Why does the relationship with parents matter?
Most schools want to have a good relationship with parents and families. Their co-operation and support can make a real difference to how children see themselves as learners and engage in learning. But the ways parents interact with the school depend on the messages you communicate about the relationship you want to have with them. How do your parents interpret your school? Distant? Formal? Or over-familiar?

Perhaps you are a school that prides itself on an ‘open door policy’. I must confess that I frequently see this mentioned in school documentation but I have never fully understood what it means. Headteachers¸ even with the best of intentions cannot be available all the time for parents during school hours. Maybe ‘open door’ means that the school is a listening school and wants to hear what parents have to say. Probably your school is somewhere between the two; not inaccessible but not raising expectations of being available at all times. Whatever your stance, the relationship you establish and maintain with parents really does matter. The reputation of a school within the community can be made or broken by parents’ conversation at the corner shop, at mother and toddler group, at coffee mornings and at playgroup. Every wise school leader knows that in order to ensure that every child makes the best possible progress this is one relationship that is worth keeping under surveillance. Pause for a moment and consider where parents feature in the school’s strategic plan. Are they there as a priority?

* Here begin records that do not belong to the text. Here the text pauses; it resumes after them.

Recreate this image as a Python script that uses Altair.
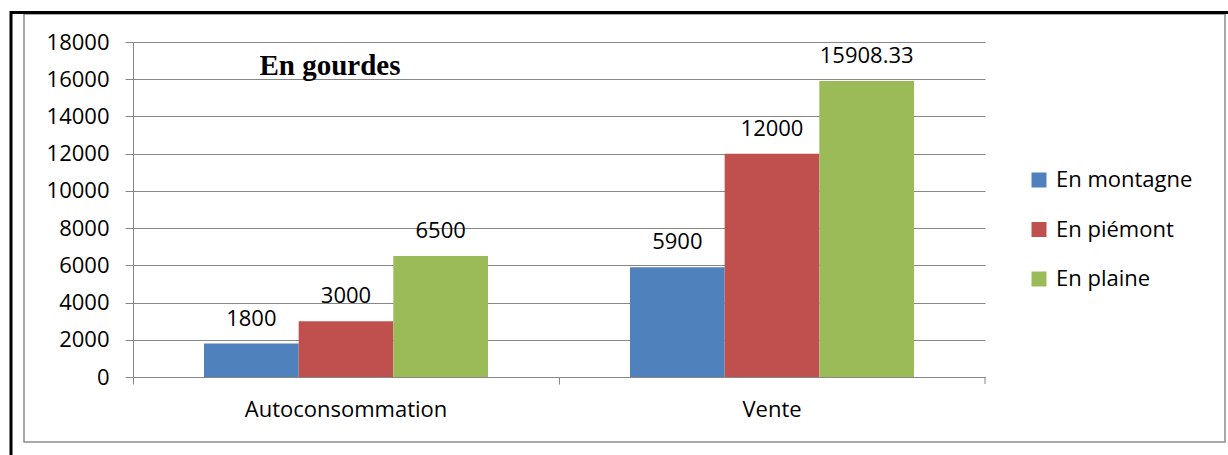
import altair as alt
import pandas as pd

categories = ["Autoconsommation", "Vente"]
series = ["En montagne", "En piémont", "En plaine"]
montagne = [1800, 5900]
piemont = [3000, 12000]
plaine = [6500, 15908.33]
labels_montagne = ["1800", "5900"]
labels_piemont = ["3000", "12000"]
labels_plaine = ["6500", "15908.33"]
y_ticks = [0, 2000, 4000, 6000, 8000, 10000, 12000, 14000, 16000, 18000]
colors = ["#4F81BD", "#C0504D", "#9BBB59"]

rows = []
for s, vals, labs in zip(series, [montagne, piemont, plaine],
                         [labels_montagne, labels_piemont, labels_plaine]):
    for c, v, l in zip(categories, vals, labs):
        rows.append({"cat": c, "serie": s, "val": v, "label": l})
df = pd.DataFrame(rows)

FONT = "Open Sans"
FS = 22
W, H = 852, 335
PL, PT = 133, 42
TOTAL_W, TOTAL_H = 1228, 455

base = alt.Chart(df).encode(
    x=alt.X("cat:N", sort=categories, title=None,
            scale=alt.Scale(paddingInner=0, paddingOuter=0),
            axis=alt.Axis(bandPosition=0, labelAngle=0, labelFont=FONT,
                          labelFontSize=FS, labelColor="#000000", labelLimit=0,
                          labelPadding=15, tickSize=7, tickColor="#878787",
                          domainColor="#878787", grid=False)),
    xOffset=alt.XOffset("serie:N", sort=series,
                        scale=alt.Scale(paddingOuter=0.75, paddingInner=0)),
    y=alt.Y("val:Q", title=None,
            scale=alt.Scale(domain=[0, 18000], nice=False),
            axis=alt.Axis(values=y_ticks, format="d", labelFont=FONT,
                          labelFontSize=FS, labelColor="#000000",
                          labelPadding=16, tickSize=8, tickColor="#878787",
                          domainColor="#878787", gridColor="#878787",
                          gridWidth=1.2)),
)

bars = base.mark_bar().encode(
    color=alt.Color("serie:N", sort=series,
                    scale=alt.Scale(domain=series, range=colors),
                    legend=alt.Legend(title=None, orient="none",
                                      legendX=895, legendY=127,
                                      symbolType="square", symbolSize=225,
                                      symbolStrokeWidth=0, labelFont=FONT,
                                      labelFontSize=FS, labelColor="#000000",
                                      labelOffset=6, rowPadding=27.5))
)

text = base.mark_text(baseline="alphabetic", dy=-18, font=FONT, fontSize=FS,
                      color="#000000").encode(text="label:N")

title = alt.Chart(pd.DataFrame({"t": ["En gourdes"]})).mark_text(
    font="Liberation Serif", fontSize=29, fontWeight="bold",
    color="#000000", align="center", baseline="middle"
).encode(x=alt.value(197), y=alt.value(24), text="t:N")

# right-most category boundary tick
rtick = alt.Chart(pd.DataFrame({"a": [0]})).mark_rule(
    color="#878787", strokeWidth=1).encode(
    x=alt.value(W), y=alt.value(H), y2=alt.value(H + 7))

# outer frame: black top & left, grey inner box
frame_data = pd.DataFrame({"a": [0]})
black_top = alt.Chart(frame_data).mark_rule(color="#000000", strokeWidth=3).encode(
    x=alt.value(10 - PL), x2=alt.value(TOTAL_W - PL), y=alt.value(12.5 - PT))
black_left = alt.Chart(frame_data).mark_rule(color="#000000", strokeWidth=3).encode(
    x=alt.value(11 - PL), y=alt.value(11 - PT), y2=alt.value(TOTAL_H - PT))
grey_box = alt.Chart(frame_data).mark_rect(
    fill=None, stroke="#8c8c8c", strokeWidth=1.5).encode(
    x=alt.value(24 - PL), x2=alt.value(1225 - PL),
    y=alt.value(14 - PT), y2=alt.value(442 - PT))

chart = alt.layer(grey_box, black_top, black_left, bars, text, title, rtick).properties(
    width=W, height=H,
    autosize=alt.AutoSizeParams(type="none"),
    padding={"left": PL, "top": PT, "right": TOTAL_W - PL - W,
             "bottom": TOTAL_H - PT - H},
    background="#ffffff",
).configure_view(stroke=None)

chart.save("out.html", embed_options={"renderer": "svg", "actions": False})
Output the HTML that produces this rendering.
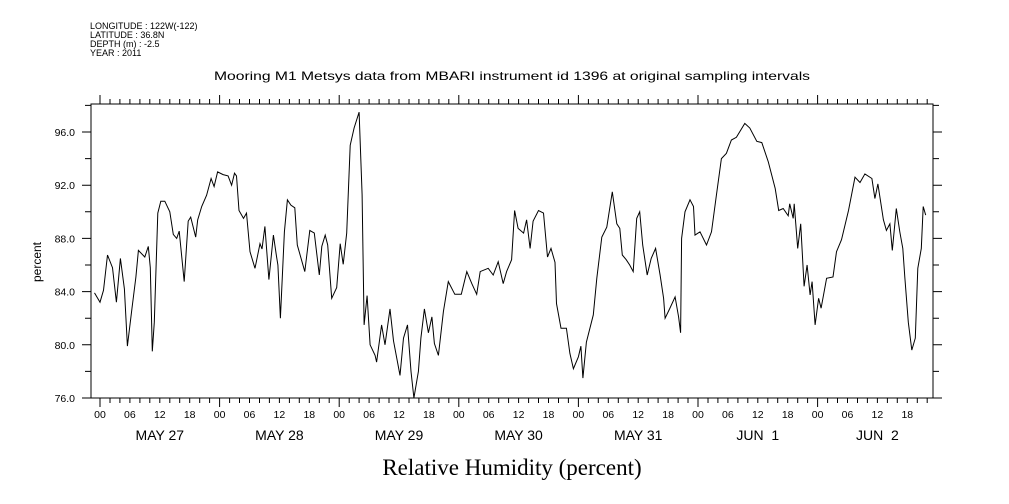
<!DOCTYPE html>
<html><head><meta charset="utf-8"><style>
html,body{margin:0;padding:0;background:#fff}
svg{display:block;font-family:"Liberation Sans",sans-serif}
</style></head><body>
<svg id="c" width="1009" height="504" viewBox="0 0 1009 504">
<g font-size="9" fill="#000">
<text x="90" y="29">LONGITUDE : 122W(-122)</text>
<text x="90" y="38">LATITUDE : 36.8N</text>
<text x="90" y="47">DEPTH (m) : -2.5</text>
<text x="90" y="56">YEAR : 2011</text>
</g>
<text x="512" y="80" font-size="12" text-anchor="middle" textLength="596" lengthAdjust="spacingAndGlyphs">Mooring M1 Metsys data from MBARI instrument id 1396 at original sampling intervals</text>
<text x="512" y="475" font-size="23" font-family="Liberation Serif, serif" text-anchor="middle">Relative Humidity (percent)</text>
<text transform="translate(41,262) rotate(-90)" font-size="12" text-anchor="middle">percent</text>
<rect x="91" y="104" width="842" height="294" fill="none" stroke="#000" stroke-width="1"/>
<g id="axes"></g>
<path id="line" fill="none" stroke="#000" stroke-width="1"/>
</svg>
<script>
const hours=[-1.1,0,0.7,1.5,2.5,3.3,4.1,4.9,5.5,6.4,7.2,7.7,9,9.7,10.1,10.5,10.9,11.6,12.2,13,14,14.7,15.4,15.9,16.9,17.7,18.2,19.2,19.6,20.4,21.4,22.3,22.9,23.6,24.7,25.7,26.4,27,27.4,27.9,28.8,29.4,30.1,31.1,32.1,32.5,33.1,33.9,34.8,35.4,35.7,36.2,37,37.6,38.3,39.1,39.6,41.1,42.1,43,44,44.5,45.2,45.7,46.5,47.5,48.2,48.8,49.5,50.2,51,52,52.6,53,53.6,54.2,55.2,55.5,56.5,57.2,58.2,58.9,60.2,60.9,61.7,62.4,63,63.9,64.4,65.1,65.9,66.6,67.1,67.9,68.9,69.9,71.2,72.5,73.6,74.6,75.6,76.3,77.9,78.9,79.9,80.9,81.6,82.6,83.2,83.9,85,85.6,86.3,86.9,88,89,89.8,90.5,91.3,91.6,92.5,93.6,94.3,95,96,96.5,96.9,97.6,99,99.7,100.7,101.7,102.8,103.7,104.3,104.8,105.6,106.3,107,107.7,108.3,108.9,109.8,110.6,111.5,112.4,113.1,113.4,114.3,115.4,116.1,116.5,116.7,117.4,118.4,119.1,119.4,120.4,121.7,122.7,123.7,124.7,125.7,126.7,127.7,129.4,130.4,131.8,132.8,134.1,135.5,136.2,137.1,138.1,138.4,139.1,139.3,140,140.6,141.3,141.9,142.5,142.9,143.5,144.2,144.7,145.8,147.1,147.8,148.8,150.2,151.5,152.5,153.5,154.9,155.5,156.1,157.2,157.8,158.5,159,159.8,160.5,161.1,161.5,162.2,162.9,163.6,164.1,164.8,165.2,165.7];
const humidity=[83.9,83.2,84.1,86.75,85.8,83.2,86.5,84.2,79.9,82.7,85.1,87.1,86.6,87.4,85.8,79.5,81.7,89.9,90.8,90.8,90.0,88.3,88.0,88.55,84.75,89.3,89.6,88.1,89.4,90.4,91.25,92.5,91.9,93.0,92.8,92.7,92.0,92.9,92.7,90.1,89.5,89.9,87.0,85.75,87.6,87.2,88.9,84.9,88.25,86.7,86,82.0,88.5,90.9,90.5,90.3,87.5,85.5,88.6,88.4,85.25,87.4,88.25,87.5,83.5,84.3,87.6,86.05,88.4,95.0,96.3,97.5,91.3,81.5,83.7,80.0,79.2,78.7,81.5,80.0,82.7,80.3,77.7,80.5,81.5,78,76,78,80.5,82.7,80.9,82.1,80.1,79.2,82.5,84.75,83.8,83.8,85.5,84.6,83.8,85.5,85.75,85.25,86.25,84.6,85.5,86.4,90.1,88.75,88.4,89.4,87.25,89.3,90.1,89.9,86.6,87.25,86.2,83.1,81.25,81.25,79.35,78.2,79.1,79.9,77.5,80.2,82.25,85.0,88.1,88.85,91.5,89.1,88.75,86.75,86.4,86.0,85.5,89.5,90.0,87.5,85.25,86.5,87.25,85.25,83.5,82,82.7,83.6,82.1,80.9,88.0,90.0,90.9,90.4,88.25,88.5,87.5,88.5,91.25,94.0,94.4,95.4,95.6,96.65,96.3,95.3,95.2,93.75,91.75,90.1,90.25,89.7,90.6,89.5,90.6,87.25,89.1,84.4,86.0,83.75,84.75,81.5,83.5,82.75,85.0,85.1,87.0,87.9,90.1,92.6,92.2,92.85,92.5,91.0,92.1,89.4,88.6,89.1,87.1,90.25,88.5,87.25,85.1,81.7,79.6,80.5,85.75,87.25,90.4,89.75];
const yTickLabels=["76.0","80.0","84.0","88.0","92.0","96.0"];
const dayLabels=["MAY 27","MAY 28","MAY 29","MAY 30","MAY 31","JUN\u00a0\u00a01","JUN\u00a0\u00a02"];
const hourLabels=["00","06","12","18"];
const NS="http://www.w3.org/2000/svg";
const L=91,R=933,T=104,B=398;
const xS=h=>100+h*119.6/24;
const yS=v=>398-(v-76)*13.3;
const ax=document.getElementById('axes');
function mk(tag,attrs,txt){const e=document.createElementNS(NS,tag);for(const k in attrs)e.setAttribute(k,attrs[k]);if(txt!==undefined)e.textContent=txt;ax.appendChild(e);return e;}
let d='';
for(let h=-0;h<=166;h+=2){const x=xS(h);if(x<L||x>R)continue;const major=h%24===0;const len=major?9:5;
d+=`M${x.toFixed(1)},${T}v${-len}M${x.toFixed(1)},${B}v${len}`;}
for(let v=76;v<=98;v+=2){const y=yS(v);if(y<T)continue;const len=(v%4===0)?9:6;d+=`M${L},${y.toFixed(1)}h${-len}M${R},${y.toFixed(1)}h${len}`;}
const tk=mk('path',{d:d,stroke:'#000','stroke-width':1,fill:'none'});


yTickLabels.forEach(s=>{const t=mk('text',{x:75,y:(yS(parseFloat(s))+4).toFixed(1),'font-size':10.5,'text-anchor':'end'},s);

});
for(let dI=0;dI<dayLabels.length;dI++){for(let k=0;k<4;k++){const h=dI*24+k*6;const t=mk('text',{x:xS(h).toFixed(1),y:418,'font-size':10.5,'text-anchor':'middle'},hourLabels[k]);

}
const t=mk('text',{x:xS(dI*24+12).toFixed(1),y:440,'font-size':14,'text-anchor':'middle'},dayLabels[dI]);

}
let p='';hours.forEach((h,i)=>{p+=(i?'L':'M')+xS(h).toFixed(1)+','+yS(humidity[i]).toFixed(1);});
document.getElementById('line').setAttribute('d',p);
</script>
</body></html>
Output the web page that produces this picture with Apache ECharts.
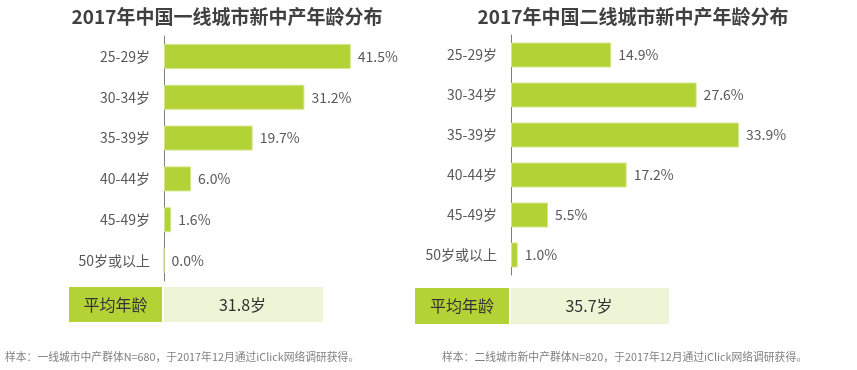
<!DOCTYPE html>
<html><head><meta charset="utf-8">
<script src="https://cdn.jsdelivr.net/npm/echarts@6/dist/echarts.min.js"></script>
<style>html,body{margin:0;padding:0;background:#fff}#c{width:857px;height:370px}</style>
</head><body><div id="c"></div>
<script>
var categories = ['25-29岁','30-34岁','35-39岁','40-44岁','45-49岁','50岁或以上'];
var tier1Values = [41.5, 31.2, 19.7, 6.0, 1.6, 0.0];
var tier2Values = [14.9, 27.6, 33.9, 17.2, 5.5, 1.0];
var titles = ['2017年中国一线城市新中产年龄分布','2017年中国二线城市新中产年龄分布'];
var avgLabel = '平均年龄';
var avgAges = ['31.8岁','35.7岁'];
var notes = ['样本：一线城市中产群体N=680，于2017年12月通过iClick网络调研获得。','样本：二线城市新中产群体N=820，于2017年12月通过iClick网络调研获得。'];

var FONT = '"Noto Sans CJK SC", "Noto Sans", sans-serif';
var GREEN = '#b2d235', LIGHT = '#eef5d6', TXT = '#595959';
var chart = echarts.init(document.getElementById('c'));

function yAx(i){
  return {type:'category', gridIndex:i, data:categories, inverse:true,
    axisLine:{show:true, lineStyle:{color:'#7f7f7f', width:1}},
    axisTick:{show:false},
    axisLabel:{color:TXT, fontSize:14, fontFamily:FONT, margin:14}};
}
function xAx(i,max){
  return {type:'value', gridIndex:i, min:0, max:max, show:false, splitLine:{show:false}};
}
function ser(i,data){
  return {type:'bar', xAxisIndex:i, yAxisIndex:i, data:data, barWidth:25,
    itemStyle:{color:GREEN, borderColor:'#d3e68a', borderWidth:1},
    label:{show:true, position:'right', distance:7, color:TXT, fontSize:14, fontFamily:FONT,
      formatter:function(p){return p.value.toFixed(1)+'%';}}};
}
function avgBox(x0,x1,x2,y,h,idx){
  return [
    {type:'rect', shape:{x:x0,y:y,width:x1-x0,height:h}, style:{fill:GREEN}},
    {type:'rect', shape:{x:x1+2,y:y,width:x2-x1-2,height:h}, style:{fill:LIGHT}},
    {type:'text', x:(x0+x1)/2, y:y+h/2, style:{text:avgLabel, fill:'#333', font:'16px '+FONT, align:'center', verticalAlign:'middle'}},
    {type:'text', x:(x1+x2)/2, y:y+h/2, style:{text:avgAges[idx], fill:'#333', font:'16px '+FONT, align:'center', verticalAlign:'middle'}}
  ];
}

chart.setOption({
  animation:false,
  title:[
    {text:titles[0], left:222, top:2, textAlign:'center', textStyle:{fontSize:19, fontWeight:'bold', color:'#404040', fontFamily:FONT}},
    {text:titles[1], left:628, top:2, textAlign:'center', textStyle:{fontSize:19, fontWeight:'bold', color:'#404040', fontFamily:FONT}}
  ],
  grid:[
    {left:164, top:36, width:225, height:245},
    {left:511, top:35, width:269, height:240}
  ],
  xAxis:[xAx(0,50), xAx(1,40)],
  yAxis:[yAx(0), yAx(1)],
  series:[ser(0,tier1Values), ser(1,tier2Values)],
  graphic:[].concat(
    avgBox(69,162,323,287,35,0),
    avgBox(415,509,669,288,36,1),
    [
      {type:'text', x:5, y:357, style:{text:notes[0], fill:'#808080', font:'10.8px '+FONT, verticalAlign:'middle'}},
      {type:'text', x:442, y:357, style:{text:notes[1], fill:'#808080', font:'10.8px '+FONT, verticalAlign:'middle'}}
    ]
  )
});
</script></body></html>
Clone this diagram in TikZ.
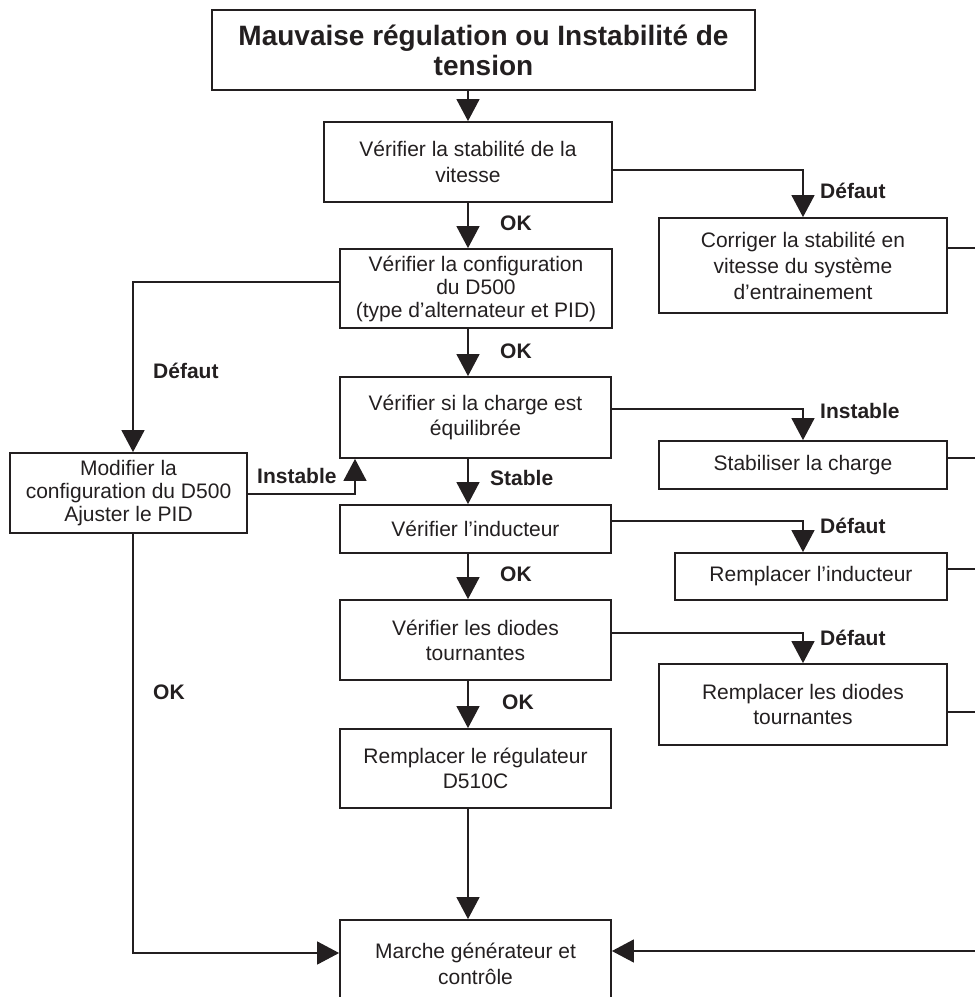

Is the relationship monitored, reviewed and evaluated?

What can we do to establish co-operation and support?
All parents want the same things for their children. They want them to grow up happy, healthy and able to get a job and sustain good relationships. The difference is that not all parents believe that this is the future for their children. They want to believe it can happen but their own life experiences have proved that this is not the case.

Professor Charles Desforges has researched and written extensively about the influence and impact of parents on children’s achievement, attainment and aspiration. In his research paper, The Impact of Parental Involvement, Parental Support and Family Education on Pupil Achievements and Adjustment: a Literature Review Professor Desforges is very clear that:

‘…the extent and form of parental involvement is strongly influenced by family social class, maternal levels of education, material deprivation, maternal psycho-social health and single parent statues and, to a lesser degree, by family ethnicity.’

For us, that means we need to really get to know our parent community. We need to avoid making assumptions but instead try to understand why parents act in the ways they do; then we can plan to respond in ways that meet their needs.

Practical ways to build a good relationship with parents
Let’s consider ‘School A’ where parents have very low levels of literacy and a number of parents are difficult and hard to reach. In the school attainment is low but leadership and pupils’ progress is very good. School leaders are investing time and resources – financial and human – to draw parents in to the children’s learning.

The school keeps written information to the bare minimum. It recognises the challenges parents have with the written word. It understands that parents are not confident writing and reading and can react aggressively or be very demanding if they feel that something is unjust.

An emphasis is placed on talking directly to parents. Teaching assistants and the learning mentor meet and greet parents and children at the start of the school day and bid them farewell at the end of the day. They are in the playground before school starts and ends, on door-duty talking to parents, telling them what is happening, what is coming up in the near future, talking about and sharing children’s work, giving good news stories. This approach is making a real difference and the school can see the impact on children’s attendance, progress and interest in learning.

Try describing your school’s parent community as a case study in fifty words. What are you doing to secure co-operation and support and how do you know that it is making a difference? No one is saying it is easy to engage parents but we need to get much better at taking a fresh look at what we do; well-established practice and habits can lose their effectiveness. Moving forward may mean redesigning the parent partnership policy but this will bring significant benefits to the life chances for children.